Feaster took over for Rick Dudley in Tampa Bay in 2002 after four years of serving as his assistant, leaving Dudley feeling betrayed. It took a while, but Feaster says he now has a great relationship with Dudley and hopes to have the same some day with Darryl Sutter. But for now he admits: "We have not spoken since things went the way they did. I intend to, but it's just something where I haven't had the conversation yet. It's difficult, and I went through it in Tampa, with a manager who said, 'You didn't support me.' I trust that Darryl and I are going to have a great relationship again, but it takes a little time. It takes time to sit back and look at it objectively, and to realize that I had nothing to do with ownership's decision to make a change."

Of the reported tension between the Sutter brothers toward the end, Feaster says: "I don't know that it was so much not getting along as it was because Darryl comes from a coaching background. It makes for a different dynamic with the general manager and the coach, when the manager is a former coach. I think that's one of the things that's changed, because that's not my background. I'm not going to be sitting there telling Brent what I think he should be doing from a coaching standpoint."
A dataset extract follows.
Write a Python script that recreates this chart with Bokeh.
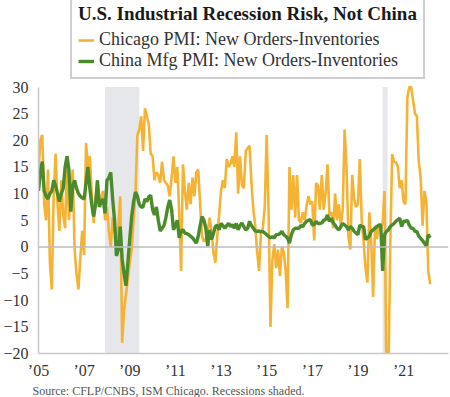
import numpy as np
from bokeh.plotting import figure
from bokeh.models import (ColumnDataSource, Legend, LegendItem,
                          Span, FixedTicker, Range1d, Title)
from bokeh.embed import file_html
from bokeh.resources import INLINE

# ---------------- data (monthly, starting Jan 2005) ----------------
start_year = 2005
chicago = [
    14, 20, 21, 8, 5, 14.5, -3, -8, 10, 17.5, 8, 3,                 # 2005
    12.5, 6, 3.5, 17, 5, 10, 14.5, -0.5, -5, -8, -2, 3,             # 2006
    -1.5, 19.5, 15, 17, 10, 4.5, 9, 12.5, 8, 9.5, 10.5, 5,          # 2007
    7.5, 3, 0, 5.5, 3, 1.5, 4, 9.5, -18, -12, -9, -6,               # 2008
    -3, -0.5, 5, 10, 21, 22, 24.5, 18, 26, 24.5, 23, 17.5,          # 2009
    17, 12.5, 14, 13.5, 12, 16, 12.5, 12, 11.5, 9.5, 13, 17,        # 2010
    12, 15, 6.5, -4.5, 15.5, 10.5, 7, 12, 8, 13, 9.5, 14,           # 2011
    14.5, 8, 2, 1, 1.5, 3, 5.5, 3, -1, -3, 2, 6,                    # 2012
    10.5, 12.5, 11, 16.5, 15, 15.5, 17, 15, 21.5, 10, 17, 11.5,     # 2013
    11, 18, 18.5, 19, 12, 7, 4, -1, -4.5, 2.5, 3.5, 7.5,            # 2014
    21, 7, -15, -2.5, 0.5, -4, -0.5, -5.5, 0, -1, -4.5, -11.5,      # 2015
    15, 7, 13.5, 5.5, 13.5, 5, 4.5, 6.5, 5, 7.8, 9.5, 8,            # 2016
    8.5, 1.2, 12, 11.5, 7, 13.5, 7, 10, 15.5, 6, 6.5, 3.5,          # 2017
    10, 5, 8, 4, 7, 22, 15, 2, -0.5, 13.5, 9, 7.5,                  # 2018
    8, 16.5, 5, 1, -4, -6.7, 6.5, 1, -9.4, 4, 1.5, 4,               # 2019
    3.5, 4.5, 10.5, -25, -25, 0, 17.4, 16, 15.9, 15, 11, 12.5,      # 2020
    8.5, 8, 28, 30, 30, 27.5, 25, 24.5, 16, 13, 4, 10.5,            # 2021
    8.5, -4.5, -7,                                                  # 2022
]
china = [
    10.5, 14, 16, 10.5, 9.5, 9, 10, 10.5, 12.5, 11.5, 10, 8.5,      # 2005
    10, 11, 15, 17, 14.5, 6.6, 11.5, 12.5, 11, 10, 9.5, 9.2,        # 2006
    9, 12, 15, 11, 8, 5.7, 8, 12.5, 7.5, 8.5, 9, 6.3,               # 2007
    12.5, 13, 14, 9, 5, -1.7, -0.5, 3.8, -2.3, -5, -7.3, -3,        # 2008
    1.5, 5.7, 8.5, 10.3, 9.5, 8, 7.5, 7.5, 9, 8.5, 9.4, 9.7,        # 2009
    7, 6, 7.5, 5, 3, 3.5, 4, 5.5, 7.5, 8.8, 7, 3.2,                 # 2010
    4, 5, 1.7, 3, 3.2, 2.6, 2.5, 2.3, 2, 1.7, 1.2, 0.7,             # 2011
    2, 4, 5.7, 5, 3.5, 0.1, 3.2, 1.4, 2.5, 3.8, 4.1, 3.2,           # 2012
    4.4, 4, 3.5, 4, 4.4, 3.8, 4.2, 3.5, 4.4, 3.2, 4, 4.5,           # 2013
    3.8, 3.2, 3.5, 4.8, 4, 3.5, 3, 2.9, 3, 2.8, 2.9, 2.6,           # 2014
    2.3, 2, 1.7, 1.9, 1.7, 2.3, 2.3, 2.5, 2.9, 2.3, 2, 1.7,         # 2015
    0.7, 2.3, 3.2, 3.5, 3.5, 3.5, 4, 3.8, 4.4, 4.8, 5, 5.1,         # 2016
    4.1, 4.2, 4.8, 4.4, 4.4, 4.5, 5, 5.1, 6, 4.8, 5.4, 4.5,         # 2017
    4.1, 3.5, 3.2, 3.8, 4.4, 4.1, 3.8, 3.2, 3.8, 3.5, 2.9, 2.6,     # 2018
    2.3, 4.1, 3.8, 3.8, 1.4, 1.7, 2, 2.9, 3.2, 3.5, 3.8, 4.1,       # 2019
    4.1, -4.5, 2.3, 2.9, 3.2, 3.8, 4.1, 4.4, 4.8, 5.1, 5.4, 3.8,    # 2020
    4.8, 4.8, 5, 4.1, 3.5, 3.5, 2.9, 2.9, 2, 1.6, 1.2, 0.7,         # 2021
    0.1, 2.3, 1.7,                                                  # 2022
]
tick_years = [2005, 2007, 2009, 2011, 2013, 2015, 2017, 2019, 2021]
tick_labels = ["\u201905", "\u201907", "\u201909", "\u201911", "\u201913",
               "\u201915", "\u201917", "\u201919", "\u201921"]
y_ticks = [-20, -15, -10, -5, 0, 5, 10, 15, 20, 25, 30]
y_min, y_max = -20, 30
rec_start = [2007.917, 2020.083]
rec_end = [2009.42, 2020.3]

title_text = "U.S. Industrial Recession Risk, Not China"
name_chicago = "Chicago PMI: New Orders-Inventories"
name_china = "China Mfg PMI: New Orders-Inventories"
source_text = "Source:  CFLP/CNBS, ISM Chicago. Recessions shaded."

# ---------------- figure ----------------
FONT = "Liberation Serif"
ORANGE = "#F5B335"
GREEN = "#4C8B2B"

x = [start_year + i / 12 for i in range(len(chicago))]
src = ColumnDataSource(dict(x=x, chicago=chicago, china=china))

# frame reaches the top of the canvas; the headroom above 30 holds the legend box
p = figure(width=450, height=397, output_backend="svg", toolbar_location=None,
           x_range=Range1d(2005, 2022.97), y_range=Range1d(y_min, 46.23),
           min_border_left=33, min_border_right=2, min_border_top=0,
           min_border_bottom=42)
p.outline_line_color = None
p.xgrid.visible = False
p.ygrid.visible = False
p.background_fill_color = "white"
p.border_fill_color = "white"

for a, b in zip(rec_start, rec_end):
    p.quad(left=[a], right=[b], bottom=[y_min], top=[y_max],
           fill_color="#E6E7EA", line_color=None, level="underlay")

p.add_layout(Span(location=0, dimension="width", line_color="#BDBDBD",
                  line_width=1.5))

r1 = p.line("x", "chicago", source=src, line_color=ORANGE, line_width=2.6)
r2 = p.line("x", "china", source=src, line_color=GREEN, line_width=3.4)

# axes
for ax in (p.xaxis[0], p.yaxis[0]):
    ax.axis_line_color = "#C8C8C8"
    ax.axis_line_width = 1.5
    ax.major_tick_line_color = None
    ax.minor_tick_line_color = None
    ax.major_tick_out = 0
    ax.major_tick_in = 0
    ax.minor_tick_out = 0
    ax.minor_tick_in = 0
    ax.major_label_text_font = FONT
    ax.major_label_text_font_size = "16px"
    ax.major_label_text_color = "#333333"

p.yaxis.ticker = FixedTicker(ticks=y_ticks)
p.yaxis.bounds = (y_min, y_max)
p.yaxis.major_label_standoff = 10
p.xaxis.ticker = FixedTicker(ticks=tick_years)
p.xaxis.major_label_overrides = {yr: lab for yr, lab in zip(tick_years, tick_labels)}
p.xaxis.major_label_standoff = 8

# legend box with title (bottom-left corner in px from the frame's bottom-left)
legend = Legend(items=[LegendItem(label=name_chicago, renderers=[r1]),
                       LegendItem(label=name_china, renderers=[r2])],
                title=title_text, location=(32, 274), orientation="vertical")
legend.title_text_font = FONT
legend.title_text_font_style = "bold"
legend.title_text_font_size = "19px"
legend.title_text_color = "#1A1A1A"
legend.title_standoff = 4
legend.label_text_font = FONT
legend.label_text_font_size = "18px"
legend.label_text_color = "#333333"
legend.glyph_width = 16
legend.glyph_height = 20
legend.label_height = 20
legend.label_standoff = 5
legend.spacing = 0
legend.padding = 6
legend.margin = 0
legend.border_line_color = "#A0A0A0"
legend.border_line_width = 2
legend.background_fill_alpha = 1
p.add_layout(legend)

p.add_layout(Title(text=source_text, align="left", offset=-6, standoff=0,
                   text_font=FONT, text_font_size="12px",
                   text_font_style="normal", text_color="#555555"), "below")

open("out.html", "w").write(file_html(p, INLINE))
One locker room thing that Feaster did insist upon when taking over, however, was changing the postgame music atmosphere. Instead of, well, nothing, he wanted some loud, fun tunes to fill the room on victory nights and for players to look like they'd just, you know, enjoyed themselves out there. During the Lightning's run to the Cup in '04, Feaster was known to come into the room after playoff wins, do a little wild boogie to the music, and fill the room with a loud "Yeaaahhhh" with veins bulging from his pudgy red face.

Kind of like that Meat Loaf guy in those far-out '70s.

So break out that vintage piece of 1977 vinyl, the one with the motorcycle bursting out of the cemetery on the cover, drop the needle on Side A, Song 1 and sing along with Jay Feaster and the Flames as they march on what once seemed to be a wildly far-off playoff berth.